- Exercise instructions -
Look for "script" in each line of the entries, and return the matching lines.

──────── Exercise material

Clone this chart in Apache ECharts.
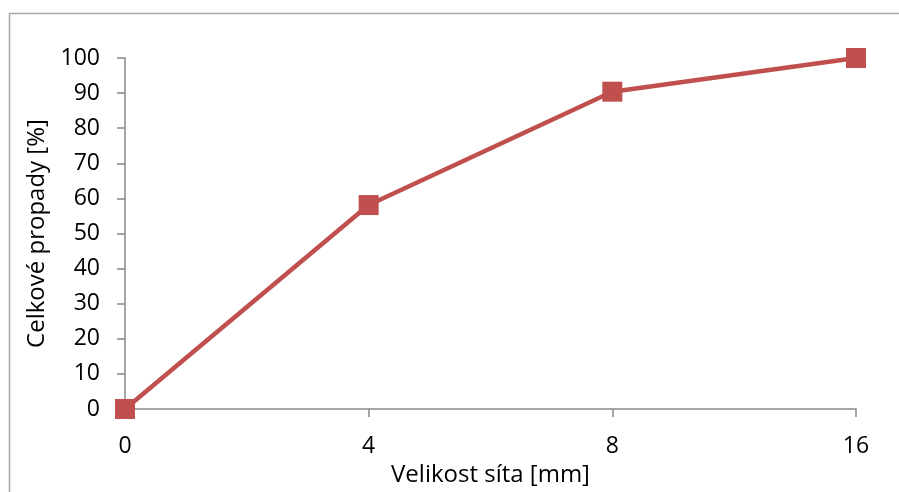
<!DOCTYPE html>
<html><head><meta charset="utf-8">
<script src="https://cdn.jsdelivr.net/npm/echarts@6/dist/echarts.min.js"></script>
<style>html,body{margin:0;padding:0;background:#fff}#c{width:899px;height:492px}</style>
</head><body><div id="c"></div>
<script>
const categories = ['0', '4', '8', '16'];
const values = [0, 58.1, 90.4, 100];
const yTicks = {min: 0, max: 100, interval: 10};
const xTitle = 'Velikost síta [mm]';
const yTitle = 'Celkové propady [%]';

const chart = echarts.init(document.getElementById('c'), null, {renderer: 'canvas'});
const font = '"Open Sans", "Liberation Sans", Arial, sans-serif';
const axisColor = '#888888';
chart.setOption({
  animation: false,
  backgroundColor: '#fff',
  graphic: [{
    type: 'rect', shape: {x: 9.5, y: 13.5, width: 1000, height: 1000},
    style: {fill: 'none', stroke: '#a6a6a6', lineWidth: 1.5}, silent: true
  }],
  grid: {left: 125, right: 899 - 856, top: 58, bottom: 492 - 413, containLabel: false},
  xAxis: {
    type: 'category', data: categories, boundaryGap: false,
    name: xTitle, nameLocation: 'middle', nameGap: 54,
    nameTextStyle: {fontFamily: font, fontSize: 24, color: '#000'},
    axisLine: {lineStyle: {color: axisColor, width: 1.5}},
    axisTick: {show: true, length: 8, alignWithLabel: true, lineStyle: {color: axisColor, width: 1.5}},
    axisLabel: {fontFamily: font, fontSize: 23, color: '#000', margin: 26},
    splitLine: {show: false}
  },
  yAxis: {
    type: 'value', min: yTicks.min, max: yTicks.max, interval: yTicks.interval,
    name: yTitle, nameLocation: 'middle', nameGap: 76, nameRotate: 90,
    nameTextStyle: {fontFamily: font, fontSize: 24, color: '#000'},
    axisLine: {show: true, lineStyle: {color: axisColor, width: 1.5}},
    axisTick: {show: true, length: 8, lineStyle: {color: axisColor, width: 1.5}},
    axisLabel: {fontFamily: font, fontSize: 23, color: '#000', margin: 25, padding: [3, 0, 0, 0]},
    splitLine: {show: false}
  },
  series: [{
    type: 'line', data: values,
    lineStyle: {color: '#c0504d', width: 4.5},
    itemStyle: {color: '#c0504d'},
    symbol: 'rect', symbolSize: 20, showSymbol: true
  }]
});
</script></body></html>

────────────────
──────── Exercise material

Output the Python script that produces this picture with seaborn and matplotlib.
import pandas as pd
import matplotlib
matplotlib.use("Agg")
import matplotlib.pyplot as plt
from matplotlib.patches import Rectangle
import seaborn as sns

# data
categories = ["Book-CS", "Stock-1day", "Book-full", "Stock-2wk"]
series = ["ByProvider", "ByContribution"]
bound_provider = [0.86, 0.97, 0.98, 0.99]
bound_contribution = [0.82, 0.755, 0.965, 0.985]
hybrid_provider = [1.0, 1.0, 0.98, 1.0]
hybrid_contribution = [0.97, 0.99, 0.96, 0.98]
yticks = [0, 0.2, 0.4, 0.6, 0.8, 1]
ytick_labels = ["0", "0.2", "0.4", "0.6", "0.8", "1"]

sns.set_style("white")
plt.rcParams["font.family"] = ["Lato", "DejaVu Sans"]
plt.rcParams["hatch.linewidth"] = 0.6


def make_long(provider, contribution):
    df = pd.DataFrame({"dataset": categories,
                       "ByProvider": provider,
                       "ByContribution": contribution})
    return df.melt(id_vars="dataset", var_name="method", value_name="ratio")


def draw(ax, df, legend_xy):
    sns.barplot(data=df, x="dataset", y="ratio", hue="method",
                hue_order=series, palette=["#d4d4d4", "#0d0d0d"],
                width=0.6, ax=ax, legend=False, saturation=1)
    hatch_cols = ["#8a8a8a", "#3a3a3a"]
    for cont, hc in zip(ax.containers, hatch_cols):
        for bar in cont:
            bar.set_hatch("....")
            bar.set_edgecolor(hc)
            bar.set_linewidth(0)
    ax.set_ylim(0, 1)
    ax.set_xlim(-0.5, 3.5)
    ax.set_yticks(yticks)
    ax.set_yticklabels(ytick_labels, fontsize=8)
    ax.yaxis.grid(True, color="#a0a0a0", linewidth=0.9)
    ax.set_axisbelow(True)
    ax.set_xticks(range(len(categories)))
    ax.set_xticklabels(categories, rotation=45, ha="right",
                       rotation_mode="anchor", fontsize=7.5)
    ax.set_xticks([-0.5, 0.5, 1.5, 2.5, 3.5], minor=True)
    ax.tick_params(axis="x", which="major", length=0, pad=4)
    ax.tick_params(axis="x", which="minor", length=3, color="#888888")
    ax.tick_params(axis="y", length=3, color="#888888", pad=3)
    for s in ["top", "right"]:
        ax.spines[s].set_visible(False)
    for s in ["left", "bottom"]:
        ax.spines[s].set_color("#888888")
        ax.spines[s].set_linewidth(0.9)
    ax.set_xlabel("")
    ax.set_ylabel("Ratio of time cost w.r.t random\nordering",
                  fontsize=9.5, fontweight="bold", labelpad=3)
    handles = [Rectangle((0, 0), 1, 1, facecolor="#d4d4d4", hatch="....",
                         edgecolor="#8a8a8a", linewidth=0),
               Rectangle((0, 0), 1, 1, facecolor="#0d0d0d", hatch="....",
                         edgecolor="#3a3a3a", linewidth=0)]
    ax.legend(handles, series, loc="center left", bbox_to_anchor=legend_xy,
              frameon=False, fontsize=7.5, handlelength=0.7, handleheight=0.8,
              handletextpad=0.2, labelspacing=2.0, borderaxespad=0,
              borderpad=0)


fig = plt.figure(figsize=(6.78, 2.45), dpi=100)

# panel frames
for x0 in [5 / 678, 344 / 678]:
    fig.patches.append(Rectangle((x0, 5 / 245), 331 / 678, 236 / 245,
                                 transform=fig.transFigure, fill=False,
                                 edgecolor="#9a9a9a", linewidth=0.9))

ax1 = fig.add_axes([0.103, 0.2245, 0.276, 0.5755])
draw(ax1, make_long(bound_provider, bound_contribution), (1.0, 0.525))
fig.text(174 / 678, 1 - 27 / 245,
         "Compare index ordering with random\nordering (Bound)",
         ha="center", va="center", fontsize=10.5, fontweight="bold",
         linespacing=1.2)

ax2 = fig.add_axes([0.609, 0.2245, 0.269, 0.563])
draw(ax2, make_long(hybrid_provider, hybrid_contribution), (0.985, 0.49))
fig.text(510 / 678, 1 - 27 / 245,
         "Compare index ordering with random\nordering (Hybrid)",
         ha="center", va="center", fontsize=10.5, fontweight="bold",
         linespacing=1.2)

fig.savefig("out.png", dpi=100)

────────────────

- Task result -
<script src="https://cdn.jsdelivr.net/npm/echarts@6/dist/echarts.min.js"></script>
<script>
</script></body></html>
Output the Python script that produces this picture with seaborn and matplotlib.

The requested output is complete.